Write out exactly, please, every line from the beginning of the entries to the line holding "const eventLevels = [1, 2, 3, 4, 5, 6, 7, 8];", and no pictures.

☆ ☆ ☆ ☆ ☆ ☆ ☆

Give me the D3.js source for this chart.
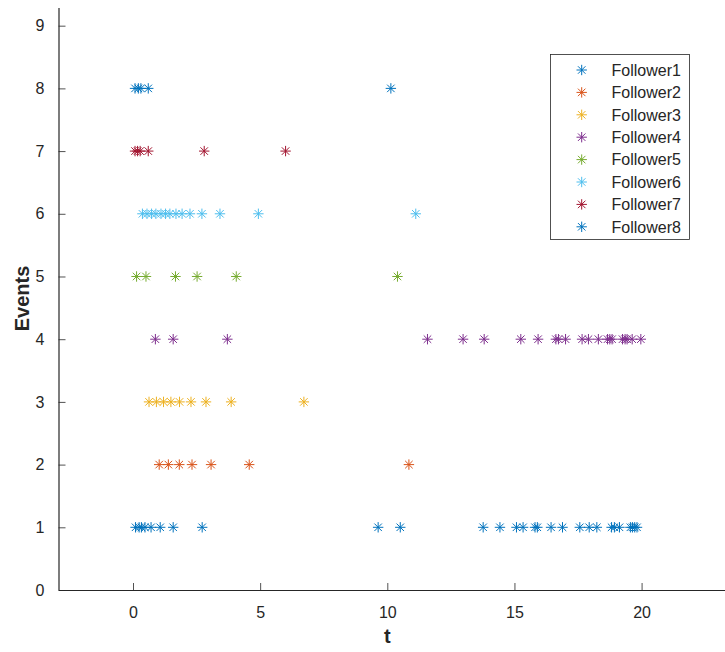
<!DOCTYPE html>
<html>
<head>
<meta charset="utf-8">
<script src="https://cdn.jsdelivr.net/npm/d3@7/dist/d3.min.js"></script>
<style>
  html, body { margin: 0; padding: 0; background: #fff; }
  svg { display: block; }
  text { font-family: "Liberation Sans", Arial, sans-serif; fill: #262626; }
</style>
</head>
<body>
<svg id="chart" width="725" height="652"></svg>
<script>
// ---- Data ----
const seriesNames = ["Follower1","Follower2","Follower3","Follower4","Follower5","Follower6","Follower7","Follower8"];
const seriesColors = ["#0072BD","#D95319","#EDB120","#7E2F8E","#77AC30","#4DBEEE","#A2142F","#0072BD"];
const eventLevels = [1, 2, 3, 4, 5, 6, 7, 8];

const f1Times = [0.10, 0.24, 0.33, 0.47, 0.71, 1.07, 1.58, 2.72, 9.64, 10.51, 13.77, 14.43, 15.08, 15.34, 15.81, 15.90, 16.44, 16.89, 17.57, 17.94, 18.24, 18.82, 18.93, 19.13, 19.56, 19.64, 19.73, 19.82];
const f2Times = [1.03, 1.39, 1.82, 2.32, 3.07, 4.57, 10.85];
const f3Times = [0.63, 0.92, 1.20, 1.49, 1.83, 2.28, 2.87, 3.86, 6.72];
const f4Times = [0.88, 1.58, 3.71, 11.58, 12.98, 13.81, 15.25, 15.93, 16.63, 16.73, 17.01, 17.66, 17.91, 18.30, 18.66, 18.75, 18.84, 19.25, 19.35, 19.43, 19.63, 19.97];
const f5Times = [0.14, 0.51, 1.67, 2.52, 4.06, 10.40];
const f6Times = [0.37, 0.55, 0.73, 0.90, 1.10, 1.28, 1.45, 1.69, 1.93, 2.24, 2.71, 3.42, 4.93, 11.12];
const f7Times = [0.08, 0.18, 0.28, 0.60, 2.80, 6.00];
const f8Times = [0.08, 0.21, 0.31, 0.60, 10.14];
const seriesTimes = [f1Times, f2Times, f3Times, f4Times, f5Times, f6Times, f7Times, f8Times];

const xTicks = [0, 5, 10, 15, 20];
const yTicks = [0, 1, 2, 3, 4, 5, 6, 7, 8, 9];
const xDomain = [-2.93, 23.28];
const yDomain = [0, 9.29];

// ---- Layout ----
const svg = d3.select("#chart");
const mLeft = 58.5, mRight = 725, mTop = 7.5, mBottom = 590;
const x = d3.scaleLinear().domain(xDomain).range([mLeft, mRight]);
const y = d3.scaleLinear().domain(yDomain).range([mBottom, mTop]);
const axisColor = "#262626";
const tickLen = 7;

// axes
const xAxis = d3.axisBottom(x).tickValues(xTicks).tickSizeInner(-tickLen).tickSizeOuter(0).tickPadding(14);
const yAxis = d3.axisLeft(y).tickValues(yTicks).tickSizeInner(-tickLen).tickSizeOuter(0).tickPadding(14);

const gx = svg.append("g").attr("transform", `translate(0,${mBottom})`).call(xAxis);
const gy = svg.append("g").attr("transform", `translate(${mLeft},0)`).call(yAxis);
[gx, gy].forEach(g => {
  g.select(".domain").attr("stroke", axisColor).attr("stroke-width", 1.2);
  g.selectAll(".tick line").attr("stroke", axisColor).attr("stroke-width", 0.8);
  g.selectAll(".tick text").style("font-family", '"Liberation Sans", Arial, sans-serif')
    .style("font-size", "16px").attr("fill", axisColor);
});
gx.selectAll(".tick text").attr("dy", "0.85em");

// axis labels
svg.append("text").attr("x", x(10)).attr("y", 643).attr("text-anchor", "middle")
  .style("font-size", "20px").style("font-weight", "bold").text("t");
svg.append("text").attr("transform", `translate(29,${y(4.65)}) rotate(-90)`).attr("text-anchor", "middle")
  .style("font-size", "20px").style("font-weight", "bold").text("Events");

// asterisk marker
function asterisk(g, cx, cy, r, color) {
  const d = r * 0.72;
  const path = `M${cx - r},${cy}L${cx + r},${cy}M${cx},${cy - r}L${cx},${cy + r}` +
               `M${cx - d},${cy - d}L${cx + d},${cy + d}M${cx - d},${cy + d}L${cx + d},${cy - d}`;
  g.append("path").attr("d", path).attr("stroke", color).attr("stroke-width", 1).attr("fill", "none");
}

// points
const plot = svg.append("g");
seriesTimes.forEach((times, i) => {
  const g = plot.append("g").attr("class", "series-" + (i + 1));
  times.forEach(t => asterisk(g, x(t), y(eventLevels[i]), 5.2, seriesColors[i]));
});

// legend
const lg = svg.append("g");
lg.append("rect").attr("x", 550.5).attr("y", 54.5).attr("width", 139).attr("height", 185)
  .attr("fill", "#fff").attr("stroke", axisColor).attr("stroke-width", 0.8);
seriesNames.forEach((name, i) => {
  const ry = 70 + i * 22.4;
  asterisk(lg, 581.7, ry, 5.2, seriesColors[i]);
  lg.append("text").attr("x", 611.5).attr("y", ry).attr("dy", "0.36em")
    .style("font-size", "16px").text(name);
});
</script>
</body>
</html>
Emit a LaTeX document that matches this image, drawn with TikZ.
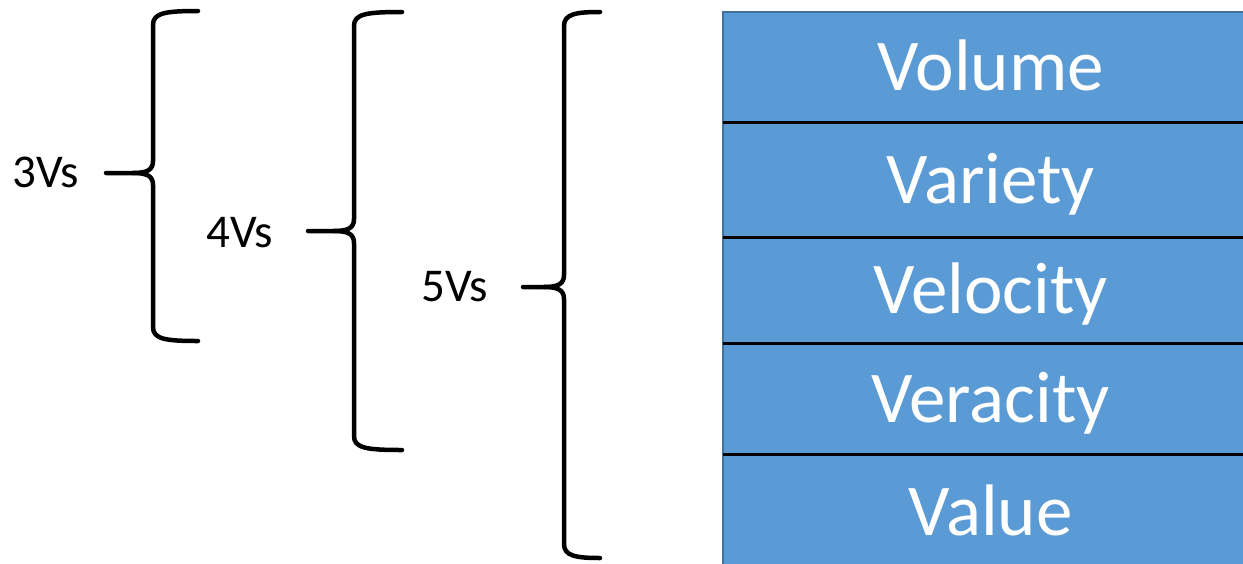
\documentclass[tikz,border=0pt]{standalone}
\usepackage{fontspec}
\setmainfont{Carlito}
\definecolor{boxblue}{HTML}{5B9BD5}
\definecolor{boxedge}{HTML}{41719C}
\tikzset{
  brace/.style={line width=4.5pt, line cap=round, line join=round},
  vlabel/.style={anchor=base west, inner sep=0pt, font=\fontsize{47}{52}\selectfont},
  rowbox/.style={anchor=north west, fill=boxblue, draw=none, minimum width=535pt,
    inner sep=0pt, text=white, text height=47pt, text depth=0pt,
    font=\fontsize{73}{80}\selectfont},
  sep/.style={line width=3.6pt, black}
}
\newcommand\drawbrace[6]{%
  \draw[brace] (#6,#2) .. controls (#1+12,#2) and (#1,#2+2) .. (#1,#2+14)
    -- (#1,#5-12) .. controls (#1,#5-3) and (#1-6,#5) .. (#1-20,#5) -- (#4,#5);
  \draw[brace] (#6,#3) .. controls (#1+12,#3) and (#1,#3-2) .. (#1,#3-14)
    -- (#1,#5+12) .. controls (#1,#5+3) and (#1-6,#5) .. (#1-20,#5);
}
\begin{document}
\begin{tikzpicture}[x=1pt,y=-1pt]
\useasboundingbox (0,0) rectangle (1243,563);
% rows
\node[rowbox, minimum height=110pt] (r1) at (723,12) {Volume};
\node[rowbox, minimum height=115pt] (r2) at (723,122) {Variety};
\node[rowbox, minimum height=106pt] (r3) at (723,237) {Velocity};
\node[rowbox, minimum height=111pt] (r4) at (723,343) {Veracity};
\node[rowbox, minimum height=115pt] (r5) at (723,454) {Value};
\draw[boxedge, line width=1.2pt] (r5.south west) -- (r1.north west) -- (r1.north east);
\draw[sep] (r1.south west) -- (r1.south east);
\draw[sep] (r2.south west) -- (r2.south east);
\draw[sep] (r3.south west) -- (r3.south east);
\draw[sep] (r4.south west) -- (r4.south east);
% braces
\drawbrace{153}{11}{341}{106}{173}{198}
\drawbrace{354}{12}{450}{308}{231}{402}
\drawbrace{564}{12}{558}{523}{287}{600}
% labels
\node[vlabel] (l3) at (12,187) {3Vs};
\node[vlabel] (l4) at (206,247) {4Vs};
\node[vlabel] (l5) at (421,301) {5Vs};
\end{tikzpicture}
\end{document}
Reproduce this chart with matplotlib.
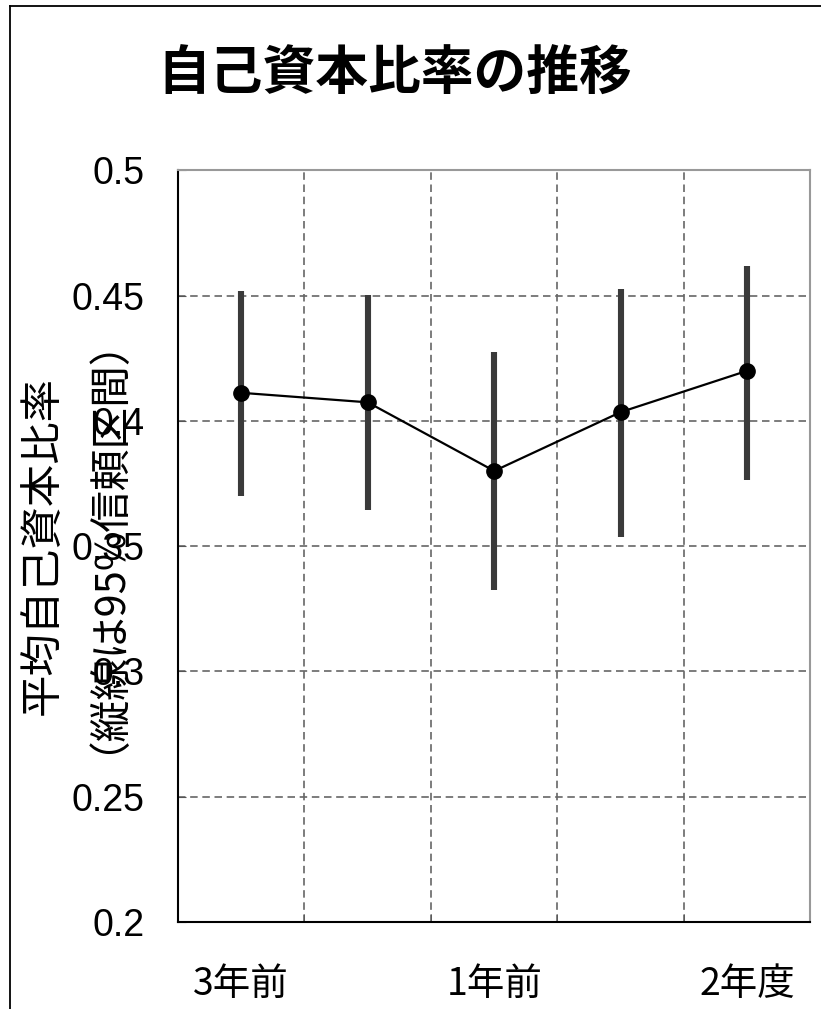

☆ ☆ ☆ ☆ ☆ ☆ ☆

**Exercise solution**
Give me the D3.js source for this chart.
<!DOCTYPE html>
<html>
<head>
<meta charset="utf-8">
<script src="https://cdn.jsdelivr.net/npm/d3@7/dist/d3.min.js"></script>
<style>
  html, body { margin: 0; padding: 0; background: #fff; }
  svg { display: block; }
  text { font-family: "Liberation Sans", Arial, sans-serif; fill: #262626; }
</style>
</head>
<body>
<svg id="chart" width="725" height="652"></svg>
<script>
// ---- Data ----
const seriesNames = ["Follower1","Follower2","Follower3","Follower4","Follower5","Follower6","Follower7","Follower8"];
const seriesColors = ["#0072BD","#D95319","#EDB120","#7E2F8E","#77AC30","#4DBEEE","#A2142F","#0072BD"];
const eventLevels = [1, 2, 3, 4, 5, 6, 7, 8];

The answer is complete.